▶ _WHAT THE TASK REQUIRES_: Your task is to transcribe all of the data below exactly, omitting the images.

▶ _SUPPLIED INFORMATION_:
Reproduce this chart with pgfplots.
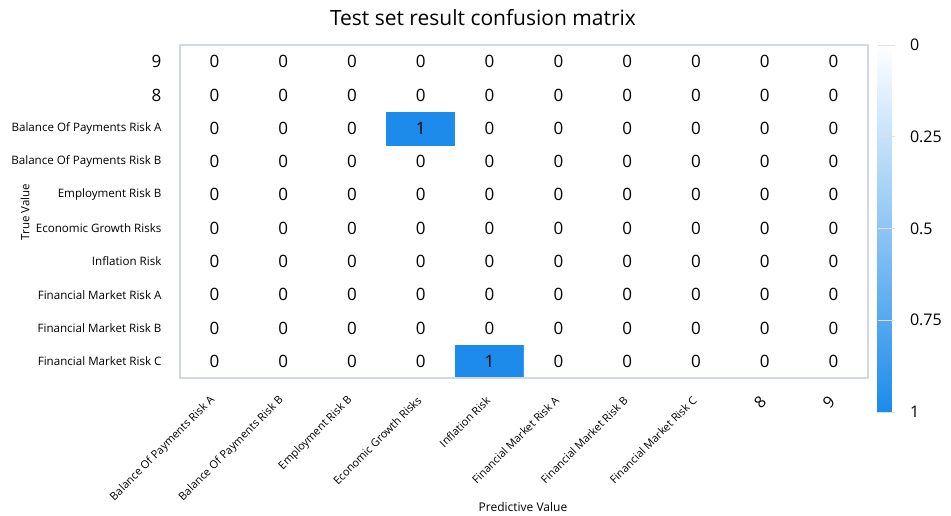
\documentclass[border=0pt]{standalone}
\usepackage{fontspec}
\setmainfont{Open Sans}
\usepackage{pgfplots}
\usepackage{pgfplotstable}
\pgfplotsset{compat=1.18}
\definecolor{cmblue}{RGB}{28,139,235}
\definecolor{framec}{RGB}{210,216,230}
\pgfplotstableread{
x y c
0 0 0
1 0 0
2 0 0
3 0 0
4 0 1
5 0 0
6 0 0
7 0 0
8 0 0
9 0 0
0 1 0
1 1 0
2 1 0
3 1 0
4 1 0
5 1 0
6 1 0
7 1 0
8 1 0
9 1 0
0 2 0
1 2 0
2 2 0
3 2 0
4 2 0
5 2 0
6 2 0
7 2 0
8 2 0
9 2 0
0 3 0
1 3 0
2 3 0
3 3 0
4 3 0
5 3 0
6 3 0
7 3 0
8 3 0
9 3 0
0 4 0
1 4 0
2 4 0
3 4 0
4 4 0
5 4 0
6 4 0
7 4 0
8 4 0
9 4 0
0 5 0
1 5 0
2 5 0
3 5 0
4 5 0
5 5 0
6 5 0
7 5 0
8 5 0
9 5 0
0 6 0
1 6 0
2 6 0
3 6 0
4 6 0
5 6 0
6 6 0
7 6 0
8 6 0
9 6 0
0 7 0
1 7 0
2 7 0
3 7 1
4 7 0
5 7 0
6 7 0
7 7 0
8 7 0
9 7 0
0 8 0
1 8 0
2 8 0
3 8 0
4 8 0
5 8 0
6 8 0
7 8 0
8 8 0
9 8 0
0 9 0
1 9 0
2 9 0
3 9 0
4 9 0
5 9 0
6 9 0
7 9 0
8 9 0
9 9 0
}\cm
\begin{document}
\begin{tikzpicture}
\path[use as bounding box] (0pt,0pt) rectangle (951pt,516pt);
\begin{axis}[
  at={(180pt,138pt)}, anchor=south west,
  width=688pt, height=333pt, scale only axis,
  xmin=-0.5, xmax=9.5, ymin=-0.5, ymax=9.5,
  enlargelimits=false,
  axis on top,
  axis line style={framec, line width=1.2pt},
  tick style={draw=none},
  xtick={0,...,9}, ytick={0,...,9},
  xticklabels={Balance Of Payments Risk A, Balance Of Payments Risk B, Employment Risk B, Economic Growth Risks, Inflation Risk, Financial Market Risk A, Financial Market Risk B, Financial Market Risk C, {\fontsize{16}{16}\selectfont 8}, {\fontsize{16}{16}\selectfont 9}},
  yticklabels={Financial Market Risk C, Financial Market Risk B, Financial Market Risk A, Inflation Risk, Economic Growth Risks, Employment Risk B, Balance Of Payments Risk B, Balance Of Payments Risk A, {\fontsize{17}{17}\selectfont 8}, {\fontsize{17}{17}\selectfont 9}},
  xticklabel style={font=\fontsize{11}{12}\selectfont, xshift=1pt, yshift=-18pt, rotate=45, anchor=east},
  yticklabel style={font=\fontsize{11.6}{13}\selectfont, anchor=east, xshift=-15pt},
  colormap={wb}{color(0)=(white) color(1)=(cmblue)},
  point meta min=0, point meta max=1,
  colorbar,
  colorbar style={
    anchor=north west, at={(parent axis.north east)}, xshift=1pt,
    width=17pt, height=367pt, scale only axis,
    y dir=reverse,
    ytick={0,0.25,0.5,0.75,1},
    yticklabels={0,0.25,0.5,0.75,1},
    yticklabel style={font=\fontsize{16}{16}\selectfont, xshift=12pt},
    axis line style={draw=none},
    tick style={draw=none},
    ymajorgrids, major grid style={white!88!black, line width=1pt},
  },
]
\addplot[matrix plot*, mesh/cols=10, point meta=explicit] table[meta=c] {\cm};
\addplot[draw=none, mark=none, point meta=explicit,
  nodes near coords={\pgfmathprintnumber[assume math mode=true]{\pgfplotspointmeta}},
  nodes near coords style={anchor=center, font=\fontsize{17}{17}\selectfont, text=black}]
  table[meta=c] {\cm};
\end{axis}
\node[font=\fontsize{21}{22}\selectfont] at (483pt,498pt) {Test set result confusion matrix};
\node[font=\fontsize{11.5}{12}\selectfont, rotate=90] at (25pt,304pt) {True Value};
\node[font=\fontsize{12}{13}\selectfont] at (523pt,9pt) {Predictive Value};
\end{tikzpicture}
\end{document}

▶ _EXERCISE RESPONSE_:
Reproduce this chart with pgfplots.
\documentclass[border=0pt]{standalone}
\usepackage{fontspec}
\setmainfont{Open Sans}
\usepackage{pgfplots}
\usepackage{pgfplotstable}
\pgfplotsset{compat=1.18}
\definecolor{cmblue}{RGB}{28,139,235}
\definecolor{framec}{RGB}{210,216,230}
\pgfplotstableread{
x y c
0 0 0
1 0 0
2 0 0
3 0 0
4 0 1
5 0 0
6 0 0
7 0 0
8 0 0
9 0 0
0 1 0
1 1 0
2 1 0
3 1 0
4 1 0
5 1 0
6 1 0
7 1 0
8 1 0
9 1 0
0 2 0
1 2 0
2 2 0
3 2 0
4 2 0
5 2 0
6 2 0
7 2 0
8 2 0
9 2 0
0 3 0
1 3 0
2 3 0
3 3 0
4 3 0
5 3 0
6 3 0
7 3 0
8 3 0
9 3 0
0 4 0
1 4 0
2 4 0
3 4 0
4 4 0
5 4 0
6 4 0
7 4 0
8 4 0
9 4 0
0 5 0
1 5 0
2 5 0
3 5 0
4 5 0
5 5 0
6 5 0
7 5 0
8 5 0
9 5 0
0 6 0
1 6 0
2 6 0
3 6 0
4 6 0
5 6 0
6 6 0
7 6 0
8 6 0
9 6 0
0 7 0
1 7 0
2 7 0
3 7 1
4 7 0
5 7 0
6 7 0
7 7 0
8 7 0
9 7 0
0 8 0
1 8 0
2 8 0
3 8 0
4 8 0
5 8 0
6 8 0
7 8 0
8 8 0
9 8 0
0 9 0
1 9 0
2 9 0
3 9 0
4 9 0
5 9 0
6 9 0
7 9 0
8 9 0
9 9 0
}\cm
\begin{document}
\begin{tikzpicture}
\path[use as bounding box] (0pt,0pt) rectangle (951pt,516pt);
\begin{axis}[
  at={(180pt,138pt)}, anchor=south west,
  width=688pt, height=333pt, scale only axis,
  xmin=-0.5, xmax=9.5, ymin=-0.5, ymax=9.5,
  enlargelimits=false,
  axis on top,
  axis line style={framec, line width=1.2pt},
  tick style={draw=none},
  xtick={0,...,9}, ytick={0,...,9},
  xticklabels={Balance Of Payments Risk A, Balance Of Payments Risk B, Employment Risk B, Economic Growth Risks, Inflation Risk, Financial Market Risk A, Financial Market Risk B, Financial Market Risk C, {\fontsize{16}{16}\selectfont 8}, {\fontsize{16}{16}\selectfont 9}},
  yticklabels={Financial Market Risk C, Financial Market Risk B, Financial Market Risk A, Inflation Risk, Economic Growth Risks, Employment Risk B, Balance Of Payments Risk B, Balance Of Payments Risk A, {\fontsize{17}{17}\selectfont 8}, {\fontsize{17}{17}\selectfont 9}},
  xticklabel style={font=\fontsize{11}{12}\selectfont, xshift=1pt, yshift=-18pt, rotate=45, anchor=east},
  yticklabel style={font=\fontsize{11.6}{13}\selectfont, anchor=east, xshift=-15pt},
  colormap={wb}{color(0)=(white) color(1)=(cmblue)},
  point meta min=0, point meta max=1,
  colorbar,
  colorbar style={
    anchor=north west, at={(parent axis.north east)}, xshift=1pt,
    width=17pt, height=367pt, scale only axis,
    y dir=reverse,
    ytick={0,0.25,0.5,0.75,1},
    yticklabels={0,0.25,0.5,0.75,1},
    yticklabel style={font=\fontsize{16}{16}\selectfont, xshift=12pt},
    axis line style={draw=none},
    tick style={draw=none},
    ymajorgrids, major grid style={white!88!black, line width=1pt},
  },
]
\addplot[matrix plot*, mesh/cols=10, point meta=explicit] table[meta=c] {\cm};
\addplot[draw=none, mark=none, point meta=explicit,
  nodes near coords={\pgfmathprintnumber[assume math mode=true]{\pgfplotspointmeta}},
  nodes near coords style={anchor=center, font=\fontsize{17}{17}\selectfont, text=black}]
  table[meta=c] {\cm};
\end{axis}
\node[font=\fontsize{21}{22}\selectfont] at (483pt,498pt) {Test set result confusion matrix};
\node[font=\fontsize{11.5}{12}\selectfont, rotate=90] at (25pt,304pt) {True Value};
\node[font=\fontsize{12}{13}\selectfont] at (523pt,9pt) {Predictive Value};
\end{tikzpicture}
\end{document}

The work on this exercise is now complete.